Quelle sensation étrange alors de retrouver une fois à Paris ce monde d'hier en couleurs et animer en suivant la caméra d' "Agora" d' Alejandro Amenabar. Le premier film de l'année et une oeuvre qui m'a coupé plastiquement et philosophiquement le souffle comme "la Fontaine" de Darren Aronofsky. Les deux drames sont illuminés par la présence de Rachel Weisz, sauf que dans le cas d'Agora j'ai en prime compris l'intrigue qui m'a rapprochée des larmes.


Agora nous plonge dans l'Alexandrie du IVe siècle après Jésus-Christ. Cité bouillonnante et berceau de culture grâce à sa bibliothèque et ses savants, elle est le théâtre de tensions grandissantes entre païens fidèles aux dieux romains et égyptiens d'antan, juifs et chrétiens encore dans le souvenir de leurs persécutions. Figure de proue d'Alexandrie, la philosophe Hypathie que le film dépeint avant tout comme une astronome. La jeune femme passionnée par son art est l'enjeu malgré elle de l'amour non réciproque d'Oreste, futur préfet de la province égyptienne et du jeune esclave Davus, déchiré entre ses sentiments et la perspective d'être affranchi s'il accepte de rejoindre les Chrétiens, de plus en plus puissants...


Mais Hypathie, qui veut comprendre bien avant Copernic et Newton comment la terre gravite autour des étoiles, n'a que faire de ce triangle amoureux.
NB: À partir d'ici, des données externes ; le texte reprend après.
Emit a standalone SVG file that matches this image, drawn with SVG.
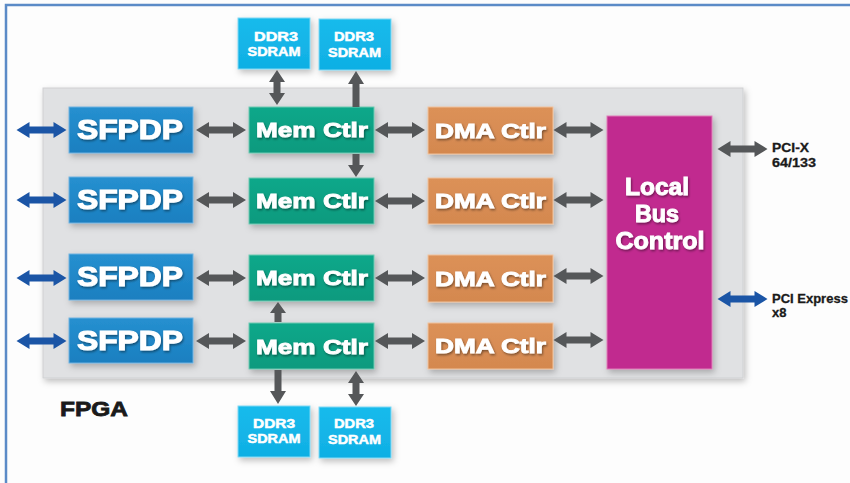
<svg xmlns="http://www.w3.org/2000/svg" xmlns:xlink="http://www.w3.org/1999/xlink" width="850" height="483" viewBox="0 0 850 483">
<style>
.t{font-family:"Liberation Sans",Arial,sans-serif;font-weight:bold;fill:#fff;stroke:#fff;stroke-width:0.9;text-anchor:middle;}
.big{font-size:27px;stroke-width:1.1;}
.mid{font-size:21px;}
.lbc{font-size:23px;}
.ddr{font-size:13px;stroke-width:0.5;}
.lab{font-family:"Liberation Sans",Arial,sans-serif;font-weight:bold;fill:#1a1a1a;stroke:#1a1a1a;stroke-width:0.3;}
.gray{fill:#555759;}
.blue{fill:#1b55a6;}
.sf{fill:url(#gSf);stroke:#6fb2e0;stroke-width:1;}
.mem{fill:url(#gMem);stroke:#6cc9b2;stroke-width:1;}
.dma{fill:url(#gDma);stroke:#f0c29c;stroke-width:1;}
.lb{fill:#c12a8f;stroke:#e07ab8;stroke-width:1;}
.dd{fill:url(#gDd);stroke:#7fd8f4;stroke-width:1;}
</style>
<defs>
<linearGradient id="gSf" x1="0" y1="0" x2="0" y2="1"><stop offset="0" stop-color="#2690d0"/><stop offset="1" stop-color="#1b7fc0"/></linearGradient>
<linearGradient id="gMem" x1="0" y1="0" x2="0" y2="1"><stop offset="0" stop-color="#0fa88a"/><stop offset="1" stop-color="#0c9a7e"/></linearGradient>
<linearGradient id="gDma" x1="0" y1="0" x2="0" y2="1"><stop offset="0" stop-color="#dc9158"/><stop offset="1" stop-color="#d4884f"/></linearGradient>
<linearGradient id="gDd" x1="0" y1="0" x2="0" y2="1"><stop offset="0" stop-color="#18bbec"/><stop offset="1" stop-color="#0fafe4"/></linearGradient>
<filter id="sh" x="-20%" y="-20%" width="140%" height="150%"><feDropShadow dx="2" dy="3" stdDeviation="3" flood-color="#000" flood-opacity="0.25"/></filter>
<filter id="ts" x="-10%" y="-20%" width="120%" height="150%"><feDropShadow dx="1" dy="1.5" stdDeviation="1.2" flood-color="#000" flood-opacity="0.45"/></filter>
<path id="dbl" d="M-25 0 L-12 -8 L-12 -3.5 L12 -3.5 L12 -8 L25 0 L12 8 L12 3.5 L-12 3.5 L-12 8 Z"/>
</defs>
<rect x="0" y="0" width="850" height="483" fill="#fdfdfd"/>
<path d="M6 483 L6 5 L850 5" fill="none" stroke="#5b8bc7" stroke-width="2.5"/>

<g id="fpga">
<rect x="43" y="88" width="700" height="290" fill="#e0e1e3" stroke="#cfd0d2" stroke-width="1" filter="url(#sh)"/>
<text class="lab" x="60" y="416" font-size="21" textLength="68" lengthAdjust="spacingAndGlyphs" style="stroke-width:0.8">FPGA</text>
</g>

<g id="sfpdp1"><rect class="sf" x="69" y="107" width="124" height="46" filter="url(#sh)"/><text class="t big" x="130" y="139" textLength="106" lengthAdjust="spacingAndGlyphs" filter="url(#ts)">SFPDP</text></g>
<g id="sfpdp2"><rect class="sf" x="69" y="177" width="124" height="46" filter="url(#sh)"/><text class="t big" x="130" y="209" textLength="106" lengthAdjust="spacingAndGlyphs" filter="url(#ts)">SFPDP</text></g>
<g id="sfpdp3"><rect class="sf" x="69" y="254" width="124" height="46" filter="url(#sh)"/><text class="t big" x="130" y="286" textLength="106" lengthAdjust="spacingAndGlyphs" filter="url(#ts)">SFPDP</text></g>
<g id="sfpdp4"><rect class="sf" x="69" y="318" width="124" height="45" filter="url(#sh)"/><text class="t big" x="130" y="350" textLength="106" lengthAdjust="spacingAndGlyphs" filter="url(#ts)">SFPDP</text></g>

<g id="mem1"><rect class="mem" x="249" y="107" width="125" height="46" filter="url(#sh)"/><text class="t mid" x="312" y="137" textLength="112" lengthAdjust="spacingAndGlyphs" filter="url(#ts)">Mem Ctlr</text></g>
<g id="mem2"><rect class="mem" x="249" y="178" width="125" height="46" filter="url(#sh)"/><text class="t mid" x="312" y="208" textLength="112" lengthAdjust="spacingAndGlyphs" filter="url(#ts)">Mem Ctlr</text></g>
<g id="mem3"><rect class="mem" x="249" y="255" width="125" height="46" filter="url(#sh)"/><text class="t mid" x="312" y="285" textLength="112" lengthAdjust="spacingAndGlyphs" filter="url(#ts)">Mem Ctlr</text></g>
<g id="mem4"><rect class="mem" x="249" y="323" width="125" height="46" filter="url(#sh)"/><text class="t mid" x="312" y="354" textLength="112" lengthAdjust="spacingAndGlyphs" filter="url(#ts)">Mem Ctlr</text></g>

<g id="dma1"><rect class="dma" x="428" y="107" width="125" height="47" filter="url(#sh)"/><text class="t mid" x="490.5" y="138" font-size="22" textLength="111" lengthAdjust="spacingAndGlyphs" filter="url(#ts)">DMA Ctlr</text></g>
<g id="dma2"><rect class="dma" x="428" y="178" width="125" height="46" filter="url(#sh)"/><text class="t mid" x="490.5" y="208" font-size="22" textLength="111" lengthAdjust="spacingAndGlyphs" filter="url(#ts)">DMA Ctlr</text></g>
<g id="dma3"><rect class="dma" x="428" y="255" width="125" height="47" filter="url(#sh)"/><text class="t mid" x="490.5" y="286" font-size="22" textLength="111" lengthAdjust="spacingAndGlyphs" filter="url(#ts)">DMA Ctlr</text></g>
<g id="dma4"><rect class="dma" x="428" y="323" width="125" height="46" filter="url(#sh)"/><text class="t mid" x="490.5" y="353" font-size="22" textLength="111" lengthAdjust="spacingAndGlyphs" filter="url(#ts)">DMA Ctlr</text></g>

<g id="lbc"><rect class="lb" x="607" y="116" width="105" height="253" filter="url(#sh)"/>
<text class="t lbc" x="657" y="195" textLength="64" lengthAdjust="spacingAndGlyphs" filter="url(#ts)">Local</text>
<text class="t lbc" x="657" y="222" textLength="44" lengthAdjust="spacingAndGlyphs" filter="url(#ts)">Bus</text>
<text class="t lbc" x="660" y="249" textLength="89" lengthAdjust="spacingAndGlyphs" filter="url(#ts)">Control</text>
</g>

<g id="ddr1"><rect class="dd" x="238" y="18" width="72" height="51" filter="url(#sh)"/><text class="t ddr" x="276" y="41" textLength="44" lengthAdjust="spacingAndGlyphs">DDR3</text><text class="t ddr" x="274" y="56" textLength="53" lengthAdjust="spacingAndGlyphs">SDRAM</text></g>
<g id="ddr2"><rect class="dd" x="319" y="19" width="72" height="51" filter="url(#sh)"/><text class="t ddr" x="354" y="41" textLength="40" lengthAdjust="spacingAndGlyphs">DDR3</text><text class="t ddr" x="354.5" y="57" textLength="53" lengthAdjust="spacingAndGlyphs">SDRAM</text></g>
<g id="ddr3"><rect class="dd" x="238" y="406" width="72" height="51" filter="url(#sh)"/><text class="t ddr" x="274" y="428" textLength="42" lengthAdjust="spacingAndGlyphs">DDR3</text><text class="t ddr" x="274" y="443" textLength="53" lengthAdjust="spacingAndGlyphs">SDRAM</text></g>
<g id="ddr4"><rect class="dd" x="319" y="407" width="72" height="51" filter="url(#sh)"/><text class="t ddr" x="354" y="428" textLength="40" lengthAdjust="spacingAndGlyphs">DDR3</text><text class="t ddr" x="354.5" y="444" textLength="53" lengthAdjust="spacingAndGlyphs">SDRAM</text></g>

<g id="ext-labels">
<text class="lab" x="772" y="152" font-size="13" textLength="37" lengthAdjust="spacingAndGlyphs">PCI-X</text>
<text class="lab" x="772" y="167" font-size="13" textLength="44" lengthAdjust="spacingAndGlyphs">64/133</text>
<text class="lab" x="772" y="303" font-size="13">PCI Express</text>
<text class="lab" x="772" y="317" font-size="13">x8</text>
</g>

<g id="connectors">
<use href="#dbl" class="blue" x="41.5" y="130"/>
<use href="#dbl" class="blue" x="41.5" y="200"/>
<use href="#dbl" class="blue" x="41.5" y="278"/>
<use href="#dbl" class="blue" x="41.5" y="341"/>
<use href="#dbl" class="gray" x="221" y="130"/>
<use href="#dbl" class="gray" x="221" y="200"/>
<use href="#dbl" class="gray" x="221" y="278"/>
<use href="#dbl" class="gray" x="221" y="341"/>
<use href="#dbl" class="gray" x="400" y="130"/>
<use href="#dbl" class="gray" x="400" y="201"/>
<use href="#dbl" class="gray" x="400" y="278"/>
<use href="#dbl" class="gray" x="400" y="341"/>
<use href="#dbl" class="gray" x="578.5" y="130"/>
<use href="#dbl" class="gray" x="578.5" y="200"/>
<use href="#dbl" class="gray" x="578.5" y="276"/>
<use href="#dbl" class="gray" x="578.5" y="340"/>
<use href="#dbl" class="gray" x="742.5" y="149"/>
<use href="#dbl" class="blue" x="742.5" y="299"/>
<path class="gray" d="M277 70 L285 82 L280.5 82 L280.5 93 L285 93 L277 105 L269 93 L273.5 93 L273.5 82 L269 82 Z"/>
<path class="gray" d="M356 71 L364 84 L359.5 84 L359.5 107 L352.5 107 L352.5 84 L348 84 Z"/>
<path class="gray" d="M356 177 L364 165 L359.5 165 L359.5 154 L352.5 154 L352.5 165 L348 165 Z"/>
<path class="gray" d="M278 302 L286 313 L281.5 313 L281.5 322 L274.5 322 L274.5 313 L270 313 Z"/>
<path class="gray" d="M278 404 L286 391 L281.5 391 L281.5 370 L274.5 370 L274.5 391 L270 391 Z"/>
<path class="gray" d="M356 371 L364 383 L359.5 383 L359.5 394 L364 394 L356 406 L348 394 L352.5 394 L352.5 383 L348 383 Z"/>
</g>
</svg>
Si son coeur se brise, c'est de voir sa ville à feu et à sang, et des siècles de connaissance partir en fumée dans le saccage de la bibliothèque d'Alexandrie.


Agora n'est en effet pas une histoire d'amour, mais plutôt celle du naufrage et de la disparition d'une civilisation en proie à l'obscurantisme et au fanatisme. Agora dérange... ici les islamistes sont les premiers chrétiens qui ne vaillent guère mieux que les talibans du présents et d'ailleurs leurs turbans noirs le suggèrent. Agora pose aussi la question des limites de l'humain. Jusqu'où peut-on aller par dévouement/aveuglement à la religion, à la foi, à la science, à une femme, à la vengeance ?


Hypathie est est une victime de ces massacres successifs commis au nom de Dieu mais la force du film est aussi de montrer qu'elle est aussi intolérante que les politiciens et les religieux. En sacrifiant tout à ses recherches, elle prive de rédemption Orestre et Davus. Même son athéisme forcené nourri son isolation.


Les scènes de pillages et de pogroms sont très dures car criantes de réalisme dans cette Alexandrie reconstituée jusque dans la moindre pierre, et c'est étrange de visiter cette villle et de se dire que deux millénaires avant, Denderah ressemblait à cela, oui on marchait devant des piliers à la gloire d'Hathor et des empereurs romains. La scène la plus poignante est sans nul doute les retrouvailles entre Davus et Hypathie dans l'église. Il est trop tard pour faire amende honorable, ce monde, ces liens sont ruinés...mais dans le regard muet et brillant de Rachel Weisz on sent une épiphanie d'autant plus douloureuse qu'elle est désormais inutile.